What the task asks -
Copy, from the entries below, each line in which the string "document" appears.

Supplied data -
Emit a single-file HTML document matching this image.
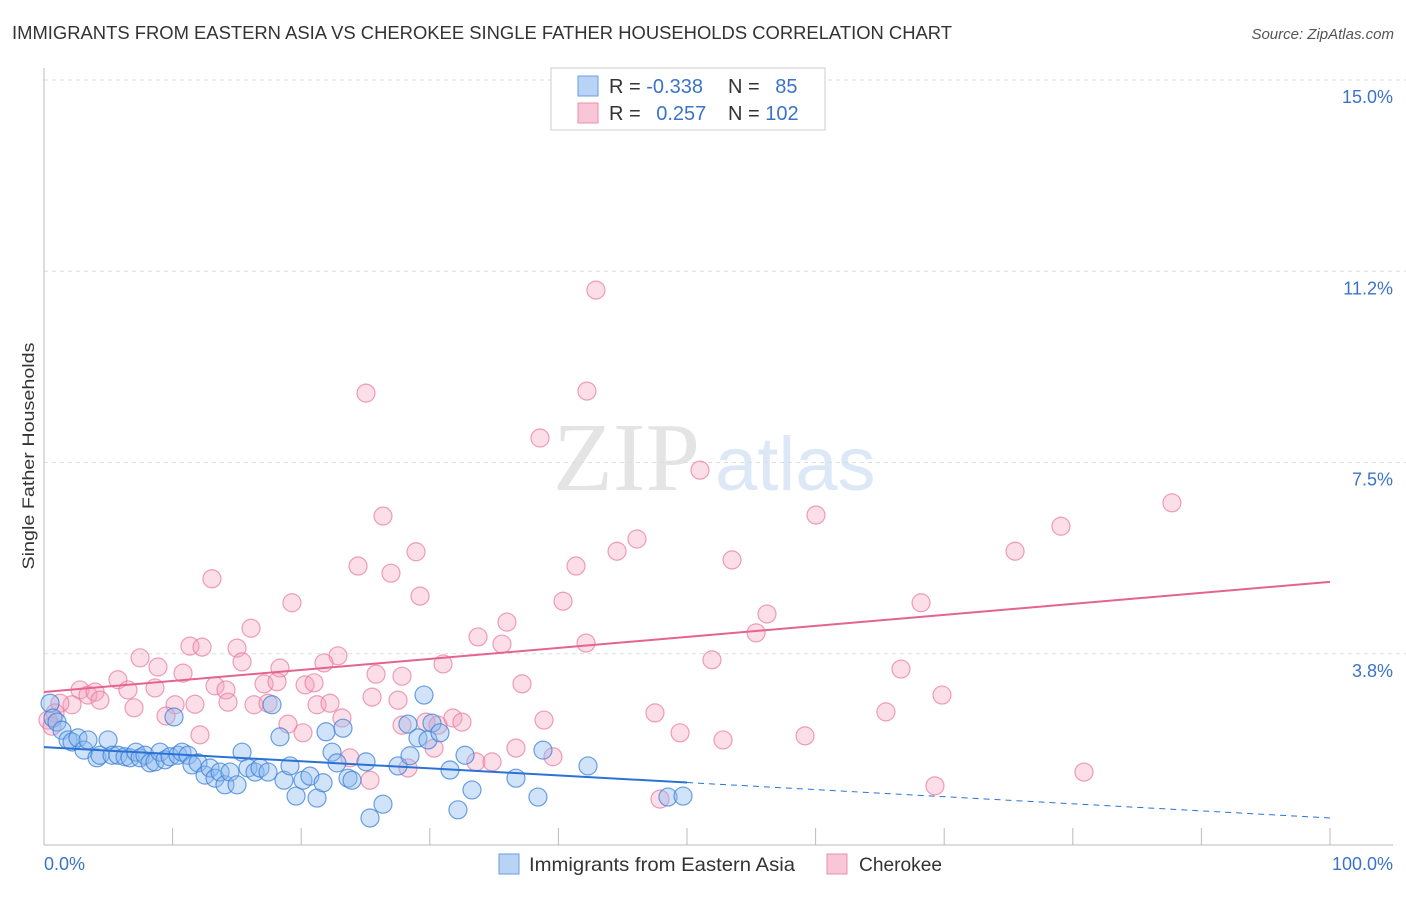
<!DOCTYPE html>
<html><head><meta charset="utf-8"><style>
body{margin:0;background:#fff;font-family:"Liberation Sans",sans-serif;}
</style></head><body>
<svg id="chart" width="1406" height="892" xmlns="http://www.w3.org/2000/svg" font-family="Liberation Sans, sans-serif">
<text x="12" y="39" font-size="18" fill="#333" textLength="940" lengthAdjust="spacingAndGlyphs">IMMIGRANTS FROM EASTERN ASIA VS CHEROKEE SINGLE FATHER HOUSEHOLDS CORRELATION CHART</text>
<text x="1394" y="39" font-size="15" fill="#555" font-style="italic" text-anchor="end">Source: ZipAtlas.com</text>
<g>
<text x="553" y="490" font-size="98" font-family="Liberation Serif, serif" fill="#e4e4e4">ZIP</text>
<text x="715" y="490" font-size="76" fill="#dce8f5">atlas</text>
</g>
<g id="grid"></g>
<g id="axes"></g>
<g id="marks"></g>
<g id="trends"></g>
<text transform="translate(34,456) rotate(-90)" font-size="17" fill="#333" text-anchor="middle" textLength="227" lengthAdjust="spacingAndGlyphs">Single Father Households</text>
<text x="44" y="870" font-size="18" fill="#3b73c8">0.0%</text>
<text x="1393" y="870" font-size="18" fill="#3b73c8" text-anchor="end">100.0%</text>
<g>
<rect x="551" y="68" width="274" height="62" fill="#fff" stroke="#ccc"/>
<rect x="578" y="76" width="20" height="20" fill="#b8d3f5" stroke="#6b9ee0"/>
<rect x="578" y="103" width="20" height="20" fill="#f8c6d6" stroke="#e890ac"/>
<text x="609" y="93" font-size="20" fill="#333">R = <tspan fill="#3b73c8">-0.338</tspan></text>
<text x="728" y="93" font-size="20" fill="#333">N = <tspan fill="#3b73c8" dx="10">85</tspan></text>
<text x="609" y="120" font-size="20" fill="#333">R = <tspan fill="#3b73c8" dx="10">0.257</tspan></text>
<text x="728" y="120" font-size="20" fill="#333">N = <tspan fill="#3b73c8">102</tspan></text>
</g>
<g>
<rect x="499" y="854" width="20" height="20" fill="#b8d3f5" stroke="#6b9ee0"/>
<text x="529" y="871" font-size="19.5" fill="#333" textLength="266" lengthAdjust="spacingAndGlyphs">Immigrants from Eastern Asia</text>
<rect x="827" y="854" width="20" height="20" fill="#f8c6d6" stroke="#e890ac"/>
<text x="859" y="871" font-size="19.5" fill="#333" textLength="83" lengthAdjust="spacingAndGlyphs">Cherokee</text>
</g>
</svg>
<script>
const yTicks=[3.75,7.5,11.25,15];
const yTickLabels=["3.8%","7.5%","11.2%","15.0%"];
const xTicks=[0,10,20,30,40,50,60,70,80,90,100];
const blueX=[0.47,0.70,1.01,1.40,1.87,2.18,2.64,3.11,3.42,4.12,4.35,4.98,5.29,5.75,6.30,6.69,7.15,7.47,7.85,8.24,8.63,9.02,9.41,9.80,10.11,10.42,10.73,11.20,11.51,11.98,12.52,12.91,13.30,13.69,14.07,14.46,15.01,15.40,15.86,16.41,16.80,17.42,17.73,18.35,18.66,19.13,19.60,20.14,20.68,21.23,21.70,21.93,22.40,22.78,23.25,23.64,23.95,25.04,25.35,26.36,27.53,28.30,28.46,29.08,29.55,29.86,30.17,30.79,31.57,32.19,32.74,33.28,36.70,38.41,38.80,42.30,48.52,49.69];
const blueY=[2.78,2.49,2.41,2.25,2.06,2.02,2.10,1.86,2.06,1.71,1.76,2.06,1.76,1.76,1.73,1.71,1.82,1.71,1.76,1.61,1.63,1.82,1.67,1.73,2.51,1.76,1.82,1.76,1.57,1.61,1.37,1.51,1.31,1.43,1.18,1.43,1.18,1.82,1.51,1.43,1.51,1.43,2.75,2.12,1.27,1.55,0.96,1.27,1.35,0.92,1.22,2.22,1.82,1.61,2.29,1.31,1.27,1.63,0.53,0.80,1.55,2.37,1.75,2.10,2.94,2.06,2.39,2.20,1.47,0.69,1.76,1.08,1.31,0.94,1.86,1.55,0.94,0.96];
const pinkX=[42.92,25.04,42.22,38.57,51.01,87.71,60.03,79.08,26.36,28.93,44.56,46.11,75.51,53.50,24.42,26.98,41.37,13.06,29.24,40.36,19.28,56.22,68.20,36.00,16.10,33.75,55.37,35.61,42.15,11.35,12.29,15.01,7.47,8.86,15.40,22.86,21.77,31.03,51.94,66.64,10.81,18.35,25.82,27.84,5.75,6.53,8.63,13.30,14.15,17.11,18.12,20.30,21.00,37.17,69.83,2.80,3.42,3.97,4.35,2.18,1.24,0.86,0.31,0.62,11.74,10.19,14.31,16.33,17.42,21.23,22.24,25.51,27.53,7.00,9.49,18.97,23.17,27.84,29.70,30.64,31.80,32.50,38.88,47.51,65.47,12.13,20.14,30.33,33.59,34.84,36.70,39.58,49.46,52.80,59.18,23.79,28.30,80.87,69.28,47.90,25.35];
const pinkY=[10.88,8.86,8.90,7.98,7.35,6.71,6.47,6.25,6.45,5.75,5.76,6.00,5.76,5.59,5.47,5.33,5.47,5.22,4.88,4.78,4.75,4.53,4.75,4.37,4.25,4.08,4.16,3.94,3.96,3.90,3.88,3.86,3.67,3.49,3.59,3.71,3.57,3.55,3.63,3.45,3.37,3.47,3.35,3.31,3.24,3.04,3.08,3.12,3.04,3.16,3.20,3.14,3.18,3.16,2.94,3.04,2.94,3.00,2.84,2.75,2.78,2.59,2.45,2.33,2.76,2.75,2.80,2.75,2.78,2.75,2.78,2.90,2.84,2.69,2.53,2.37,2.49,2.35,2.41,2.35,2.49,2.41,2.45,2.59,2.61,2.16,2.20,1.90,1.63,1.63,1.90,1.73,2.20,2.06,2.14,1.71,1.51,1.43,1.16,0.90,1.27];
const blueTrend=[1.92,0.53];
const pinkTrend=[3.0,5.16];
const blueSolidEnd=50;
const NS="http://www.w3.org/2000/svg";
function sx(v){return 44+v*12.86;}
function sy(v){return 845-v*51;}
function mk(tag,attrs,parent){const e=document.createElementNS(NS,tag);for(const k in attrs)e.setAttribute(k,attrs[k]);parent.appendChild(e);return e;}
const grid=document.getElementById('grid'),axes=document.getElementById('axes'),marks=document.getElementById('marks'),trends=document.getElementById('trends');
yTicks.forEach((t,i)=>{
  const l=mk('line',{x1:44,x2:1420,y1:sy(t),y2:sy(t),stroke:'#ddd','stroke-dasharray':'4,4'},grid);
  
  
  const tx=mk('text',{x:1393,y:sy(t)+23,'font-size':18,fill:'#3b73c8','text-anchor':'end'},grid);
  tx.textContent=yTickLabels[i];
  
  
});
const ya=mk('line',{x1:44,x2:44,y1:68,y2:845,stroke:'#bbb'},axes);


const xa=mk('line',{x1:44,x2:1393,y1:845,y2:845,stroke:'#bbb'},axes);


xTicks.forEach(t=>{
  const l=mk('line',{x1:sx(t),x2:sx(t),y1:828,y2:845,stroke:'#bbb'},axes);
  
  
});
pinkX.forEach((x,i)=>{
  const c=mk('circle',{cx:sx(x),cy:sy(pinkY[i]),r:9,fill:'rgba(244,160,188,0.35)',stroke:'rgba(232,120,155,0.7)','stroke-width':1.2},marks);
  
  
});
blueX.forEach((x,i)=>{
  const c=mk('circle',{cx:sx(x),cy:sy(blueY[i]),r:9,fill:'rgba(140,185,240,0.4)',stroke:'rgba(60,130,215,0.75)','stroke-width':1.2},marks);
  
  
});
function ty(tr,x){return tr[0]+(tr[1]-tr[0])*x/100;}
const bl=mk('line',{x1:sx(0),y1:sy(ty(blueTrend,0)),x2:sx(blueSolidEnd),y2:sy(ty(blueTrend,blueSolidEnd)),stroke:'#2a72d6','stroke-width':2},trends);


const bd=mk('line',{x1:sx(blueSolidEnd),y1:sy(ty(blueTrend,blueSolidEnd)),x2:sx(100),y2:sy(ty(blueTrend,100)),stroke:'#2a72d6','stroke-width':1,'stroke-dasharray':'6,5'},trends);


const pl=mk('line',{x1:sx(0),y1:sy(ty(pinkTrend,0)),x2:sx(100),y2:sy(ty(pinkTrend,100)),stroke:'#e5638f','stroke-width':2},trends);


</script>
</body></html>
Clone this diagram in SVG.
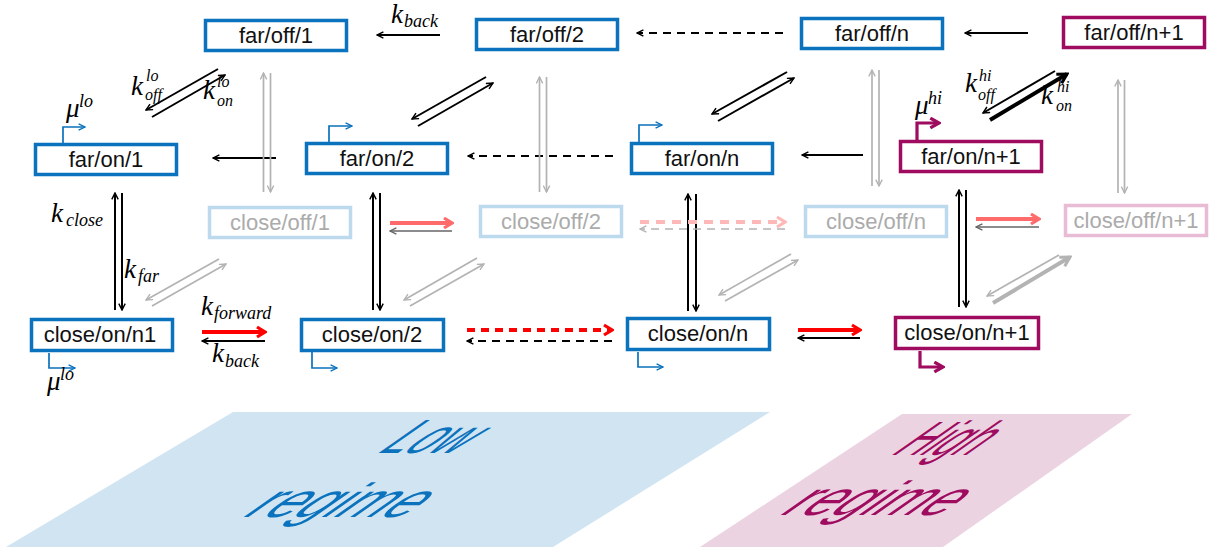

Exercise output -
Emit a single-file HTML document matching this image.
function mk(tag,attrs,parent){const e=document.createElementNS(NS,tag);for(const k in attrs)e.setAttribute(k,attrs[k]);parent.appendChild(e);return e;}
const grid=document.getElementById('grid'),axes=document.getElementById('axes'),marks=document.getElementById('marks'),trends=document.getElementById('trends');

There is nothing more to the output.